**Data**:

'''

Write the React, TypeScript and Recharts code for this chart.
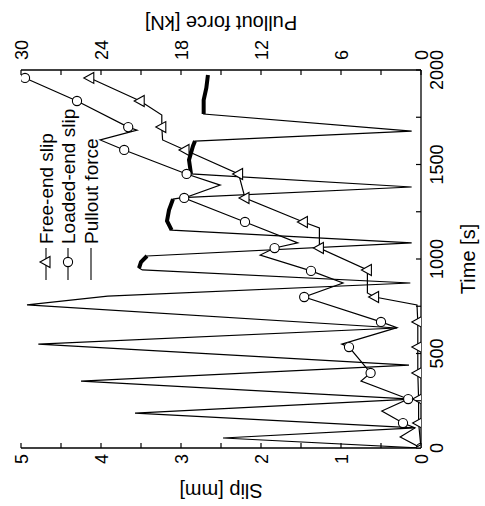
import React from 'react';
import { LineChart, Line, XAxis, YAxis } from 'recharts';

const FONT = '"Liberation Sans", Arial, Helvetica, sans-serif';
const TICK = 5;

// pullout force [kN] against time [s]
const forceTime = [0, 53, 106, 185, 259, 354, 439, 550, 635, 757, 804, 873, 942, 952, 984, 1016, 1085, 1153, 1201, 1259, 1317, 1325, 1381, 1450, 1524, 1598, 1624, 1677, 1767, 1841, 1905, 1973];
const forceKN = [0, 14.85, 0.45, 21.45, 0.7, 25.5, 0.9, 28.7, 1.8, 29.55, 23.5, 0.8, 20.9, 21.15, 21.0, 20.55, 0.7, 18.7, 19.05, 18.9, 18.6, 17.9, 0.7, 17.25, 17.4, 17.1, 16.95, 0.7, 16.3, 16.3, 16.1, 15.98];
// 1 = point on a sliding plateau (noisy in the original, drawn thick)
const forceBand = [0, 0, 0, 0, 0, 0, 0, 0, 0, 0, 0, 0, 0, 1, 1, 1, 0, 1, 1, 1, 1, 0, 0, 1, 1, 1, 1, 0, 1, 1, 1, 1];

// free-end slip [mm]
const freeTime = [0, 132, 259, 397, 534, 667, 757, 799, 820, 942, 1058, 1164, 1196, 1323, 1450, 1577, 1630, 1698, 1762, 1836, 1958];
const freeSlip = [0, 0.03, 0.03, 0.04, 0.04, 0.04, 0.05, 0.58, 0.67, 0.67, 1.27, 1.27, 1.47, 2.2, 2.28, 2.95, 3.23, 3.24, 3.24, 3.51, 4.14];
const freeMark = [1, 1, 1, 1, 1, 1, 0, 1, 0, 1, 1, 0, 1, 1, 1, 1, 0, 1, 0, 1, 1];

// loaded-end slip [mm]
const loadedTime = [0, 58, 106, 132, 196, 259, 354, 397, 534, 550, 637, 667, 799, 873, 937, 1021, 1058, 1085, 1196, 1323, 1391, 1450, 1577, 1630, 1682, 1698, 1836, 1958];
const loadedSlip = [0, 0.26, 0.075, 0.225, 0.49, 0.16, 0.75, 0.63, 0.9, 0.99, 0.3, 0.5, 1.46, 0.975, 1.375, 2.01, 1.83, 1.54, 2.2, 2.96, 2.51, 2.93, 3.71, 4.01, 3.55, 3.66, 4.3, 4.95];
const loadedMark = [1, 0, 0, 1, 0, 1, 0, 1, 1, 0, 0, 1, 1, 0, 1, 0, 1, 0, 1, 1, 0, 1, 1, 0, 0, 1, 1, 1];

const timeTicks = [0, 250, 500, 750, 1000, 1250, 1500, 1750, 2000];
const slipTicks = [0, 0.5, 1, 1.5, 2, 2.5, 3, 3.5, 4, 4.5, 5];
const forceTicks = [0, 3, 6, 9, 12, 15, 18, 21, 24, 27, 30];

const forceData = forceTime.map((t, i) => ({ t, F: forceKN[i], band: forceBand[i] ? forceKN[i] : null }));
const freeData = freeTime.map((t, i) => ({ t, s: freeSlip[i], mark: freeMark[i] }));
const loadedData = loadedTime.map((t, i) => ({ t, s: loadedSlip[i], mark: loadedMark[i] }));

const triPath = (cx: number, cy: number) => `M${cx},${cy - 6} L${cx + 5.5},${cy + 4} L${cx - 5.5},${cy + 4} Z`;

const TriangleDot = (props: any) => {
  const { cx, cy, payload, index } = props;
  if (!payload.mark) return <g key={`tri-${index}`} />;
  return <path key={`tri-${index}`} d={triPath(cx, cy)} fill="#fff" stroke="#000" strokeWidth={1.1} />;
};

const CircleDot = (props: any) => {
  const { cx, cy, payload, index } = props;
  if (!payload.mark) return <g key={`cir-${index}`} />;
  return <circle key={`cir-${index}`} cx={cx} cy={cy} r={4.6} fill="#fff" stroke="#000" strokeWidth={1.1} />;
};

const txt = { fontFamily: FONT, fill: '#000' };

const TimeTick = (props: any) => {
  const { x, y, payload } = props;
  const v = payload.value;
  return (
    <g>
      <line x1={x} x2={x} y1={y} y2={y - TICK} stroke="#000" strokeWidth={1.2} />
      {v % 500 === 0 && (
        <text x={x} y={y + 22} textAnchor="middle" fontSize={18} {...txt}>{v}</text>
      )}
    </g>
  );
};

const TopTick = (props: any) => {
  const { x, y } = props;
  return <line x1={x} x2={x} y1={y} y2={y + TICK} stroke="#000" strokeWidth={1.2} />;
};

const SlipTick = (props: any) => {
  const { x, y, payload } = props;
  const v = payload.value;
  return (
    <g>
      <line x1={x} x2={x + TICK} y1={y} y2={y} stroke="#000" strokeWidth={1.2} />
      {Number.isInteger(v) && (
        <text x={x - 6} y={y + 6.5} textAnchor="end" fontSize={18} {...txt}>{v}</text>
      )}
    </g>
  );
};

const ForceTick = (props: any) => {
  const { x, y, payload } = props;
  const v = payload.value;
  return (
    <g>
      <line x1={x} x2={x - TICK} y1={y} y2={y} stroke="#000" strokeWidth={1.2} />
      {v % 6 === 0 && (
        <text x={x + 10} y={y + 6.5} textAnchor="start" fontSize={18} {...txt}>{v}</text>
      )}
    </g>
  );
};

// legend box, placed inside the plot (upper right of the unrotated figure)
const LegendBox = () => (
  <svg width={230} height={80} style={{ position: 'absolute', left: 226, top: 30 }}>
    <g>
      <line x1={0} x2={32} y1={16} y2={16} stroke="#000" strokeWidth={1.1} />
      <path d={triPath(18, 16)} fill="#fff" stroke="#000" strokeWidth={1.1} />
      <text x={36} y={23} fontSize={19} {...txt}>Free-end slip</text>
    </g>
    <g>
      <line x1={0} x2={32} y1={38} y2={38} stroke="#000" strokeWidth={1.1} />
      <circle cx={18} cy={38} r={4.6} fill="#fff" stroke="#000" strokeWidth={1.1} />
      <text x={36} y={45} fontSize={19} {...txt}>Loaded-end slip</text>
    </g>
    <g>
      <line x1={0} x2={32} y1={61} y2={61} stroke="#000" strokeWidth={1.1} />
      <text x={36} y={68} fontSize={19} {...txt}>Pullout force</text>
    </g>
  </svg>
);

const axisLine = { stroke: '#000', strokeWidth: 1.3 };

export default function App() {
  return (
    <div style={{ position: 'fixed', left: 0, top: 0, width: 485, height: 506, overflow: 'hidden', background: '#fff' }}>
      {/* the original figure is turned 90 degrees counter-clockwise */}
      <div style={{ position: 'absolute', left: 0, top: 0, width: 506, height: 485, transformOrigin: '0 0', transform: 'translate(0px, 506px) rotate(-90deg)' }}>
        <LineChart width={506} height={485} margin={{ top: 21, right: 0, bottom: 0, left: 0 }}>
          <XAxis xAxisId="time" dataKey="t" type="number" domain={[0, 2000]} ticks={timeTicks} interval={0}
            height={64} tickSize={0} tickMargin={0} tickLine={false} axisLine={axisLine} tick={<TimeTick />}
            label={{ value: 'Time [s]', position: 'insideBottom', offset: 10, fontSize: 20, fontFamily: FONT, fill: '#000' }} allowDataOverflow />
          <XAxis xAxisId="top" orientation="top" dataKey="t" type="number" domain={[0, 2000]} ticks={timeTicks} interval={0}
            height={0} tickSize={0} tickMargin={0} tickLine={false} axisLine={axisLine} tick={<TopTick />} allowDataOverflow />
          <YAxis yAxisId="slip" orientation="left" type="number" domain={[0, 5]} ticks={slipTicks} interval={0}
            width={58} tickSize={0} tickMargin={0} tickLine={false} axisLine={axisLine} tick={<SlipTick />} allowDataOverflow
            label={{ value: 'Slip [mm]', angle: -90, position: 'insideLeft', offset: 15, fontSize: 20, fontFamily: FONT, fill: '#000', style: { textAnchor: 'middle' } }} />
          <YAxis yAxisId="force" orientation="right" type="number" domain={[0, 30]} ticks={forceTicks} interval={0}
            width={70} tickSize={0} tickMargin={0} tickLine={false} axisLine={axisLine} tick={<ForceTick />} allowDataOverflow
            label={{ value: 'Pullout force [kN]', angle: -90, position: 'insideRight', offset: 23, fontSize: 20, fontFamily: FONT, fill: '#000', style: { textAnchor: 'middle' } }} />
          <Line data={forceData} xAxisId="time" yAxisId="force" dataKey="F" stroke="#000" strokeWidth={1.2}
            dot={false} activeDot={false} isAnimationActive={false} />
          <Line data={forceData} xAxisId="time" yAxisId="force" dataKey="band" stroke="#000" strokeWidth={4}
            dot={false} activeDot={false} connectNulls={false} isAnimationActive={false} legendType="none" />
          <Line data={loadedData} xAxisId="time" yAxisId="slip" dataKey="s" stroke="#000" strokeWidth={1.2}
            dot={<CircleDot />} activeDot={false} isAnimationActive={false} />
          <Line data={freeData} xAxisId="time" yAxisId="slip" dataKey="s" stroke="#000" strokeWidth={1.2}
            dot={<TriangleDot />} activeDot={false} isAnimationActive={false} />
        </LineChart>
        <LegendBox />
      </div>
    </div>
  );
}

'''

**What the task requires**:
Repeat exactly and only the lines from the start of the data above through the line that holds "const TICK = 5;", inclusive. Pictures do not belong in the copy.

**Worked solution**:
Write the React, TypeScript and Recharts code for this chart.
import React from 'react';
import { LineChart, Line, XAxis, YAxis } from 'recharts';

const FONT = '"Liberation Sans", Arial, Helvetica, sans-serif';
const TICK = 5;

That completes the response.